WHAT NEEDS TO BE DONE:
Every line below is to be copied exactly, with the pictures left out.
--------------------------------------------------
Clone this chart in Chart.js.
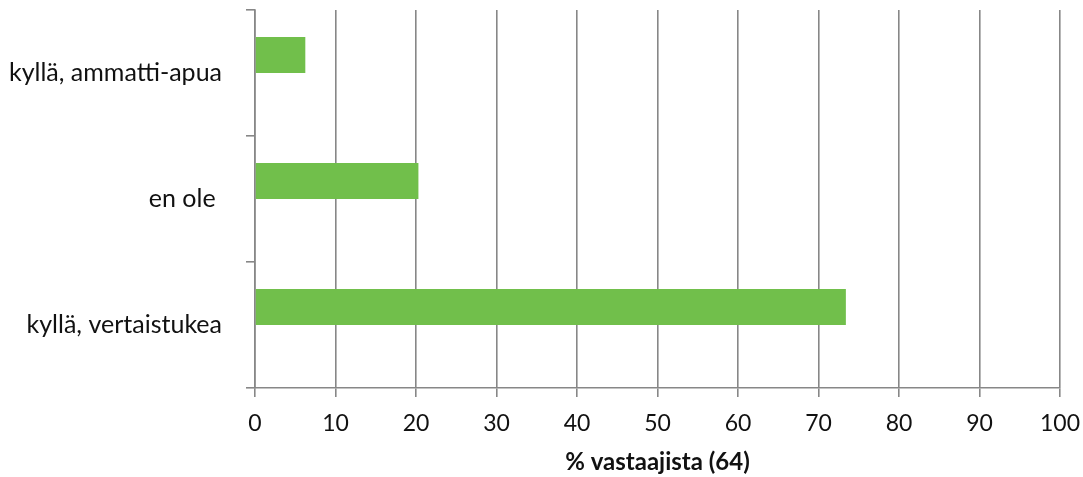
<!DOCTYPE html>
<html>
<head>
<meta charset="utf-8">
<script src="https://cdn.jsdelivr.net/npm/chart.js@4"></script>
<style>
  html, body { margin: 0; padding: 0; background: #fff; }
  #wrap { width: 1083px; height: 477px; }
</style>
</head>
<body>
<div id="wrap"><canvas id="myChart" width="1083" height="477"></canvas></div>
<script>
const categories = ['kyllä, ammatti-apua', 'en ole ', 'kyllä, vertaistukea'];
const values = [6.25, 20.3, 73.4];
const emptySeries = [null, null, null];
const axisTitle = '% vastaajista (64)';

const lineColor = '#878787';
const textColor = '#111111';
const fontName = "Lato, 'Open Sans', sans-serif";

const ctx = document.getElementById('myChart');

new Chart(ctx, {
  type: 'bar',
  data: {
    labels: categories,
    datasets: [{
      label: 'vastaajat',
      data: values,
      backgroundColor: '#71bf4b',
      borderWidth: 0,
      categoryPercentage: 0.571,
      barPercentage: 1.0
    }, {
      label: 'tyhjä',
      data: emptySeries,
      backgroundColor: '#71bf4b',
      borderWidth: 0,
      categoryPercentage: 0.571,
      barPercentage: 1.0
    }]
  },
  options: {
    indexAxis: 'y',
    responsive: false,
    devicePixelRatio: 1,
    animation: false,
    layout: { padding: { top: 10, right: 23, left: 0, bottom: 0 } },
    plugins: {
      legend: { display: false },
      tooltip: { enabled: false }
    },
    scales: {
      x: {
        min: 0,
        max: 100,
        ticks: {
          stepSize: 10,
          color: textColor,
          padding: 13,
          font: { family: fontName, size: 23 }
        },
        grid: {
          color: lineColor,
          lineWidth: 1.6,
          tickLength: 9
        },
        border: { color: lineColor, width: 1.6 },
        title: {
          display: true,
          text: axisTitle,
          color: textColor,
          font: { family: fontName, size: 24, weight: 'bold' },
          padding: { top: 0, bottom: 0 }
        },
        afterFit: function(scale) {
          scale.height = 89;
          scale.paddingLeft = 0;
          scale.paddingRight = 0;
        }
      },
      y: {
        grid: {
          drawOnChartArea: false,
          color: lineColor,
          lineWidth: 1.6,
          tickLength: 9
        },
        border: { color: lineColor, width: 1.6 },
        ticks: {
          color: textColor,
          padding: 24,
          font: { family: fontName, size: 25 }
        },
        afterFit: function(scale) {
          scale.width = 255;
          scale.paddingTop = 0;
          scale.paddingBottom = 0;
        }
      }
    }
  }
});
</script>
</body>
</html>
--------------------------------------------------
SOLUTION FOR THIS PROBLEM:
Clone this chart in Chart.js.
<!DOCTYPE html>
<html>
<head>
<meta charset="utf-8">
<script src="https://cdn.jsdelivr.net/npm/chart.js@4"></script>
<style>
  html, body { margin: 0; padding: 0; background: #fff; }
  #wrap { width: 1083px; height: 477px; }
</style>
</head>
<body>
<div id="wrap"><canvas id="myChart" width="1083" height="477"></canvas></div>
<script>
const categories = ['kyllä, ammatti-apua', 'en ole ', 'kyllä, vertaistukea'];
const values = [6.25, 20.3, 73.4];
const emptySeries = [null, null, null];
const axisTitle = '% vastaajista (64)';

const lineColor = '#878787';
const textColor = '#111111';
const fontName = "Lato, 'Open Sans', sans-serif";

const ctx = document.getElementById('myChart');

new Chart(ctx, {
  type: 'bar',
  data: {
    labels: categories,
    datasets: [{
      label: 'vastaajat',
      data: values,
      backgroundColor: '#71bf4b',
      borderWidth: 0,
      categoryPercentage: 0.571,
      barPercentage: 1.0
    }, {
      label: 'tyhjä',
      data: emptySeries,
      backgroundColor: '#71bf4b',
      borderWidth: 0,
      categoryPercentage: 0.571,
      barPercentage: 1.0
    }]
  },
  options: {
    indexAxis: 'y',
    responsive: false,
    devicePixelRatio: 1,
    animation: false,
    layout: { padding: { top: 10, right: 23, left: 0, bottom: 0 } },
    plugins: {
      legend: { display: false },
      tooltip: { enabled: false }
    },
    scales: {
      x: {
        min: 0,
        max: 100,
        ticks: {
          stepSize: 10,
          color: textColor,
          padding: 13,
          font: { family: fontName, size: 23 }
        },
        grid: {
          color: lineColor,
          lineWidth: 1.6,
          tickLength: 9
        },
        border: { color: lineColor, width: 1.6 },
        title: {
          display: true,
          text: axisTitle,
          color: textColor,
          font: { family: fontName, size: 24, weight: 'bold' },
          padding: { top: 0, bottom: 0 }
        },
        afterFit: function(scale) {
          scale.height = 89;
          scale.paddingLeft = 0;
          scale.paddingRight = 0;
        }
      },
      y: {
        grid: {
          drawOnChartArea: false,
          color: lineColor,
          lineWidth: 1.6,
          tickLength: 9
        },
        border: { color: lineColor, width: 1.6 },
        ticks: {
          color: textColor,
          padding: 24,
          font: { family: fontName, size: 25 }
        },
        afterFit: function(scale) {
          scale.width = 255;
          scale.paddingTop = 0;
          scale.paddingBottom = 0;
        }
      }
    }
  }
});
</script>
</body>
</html>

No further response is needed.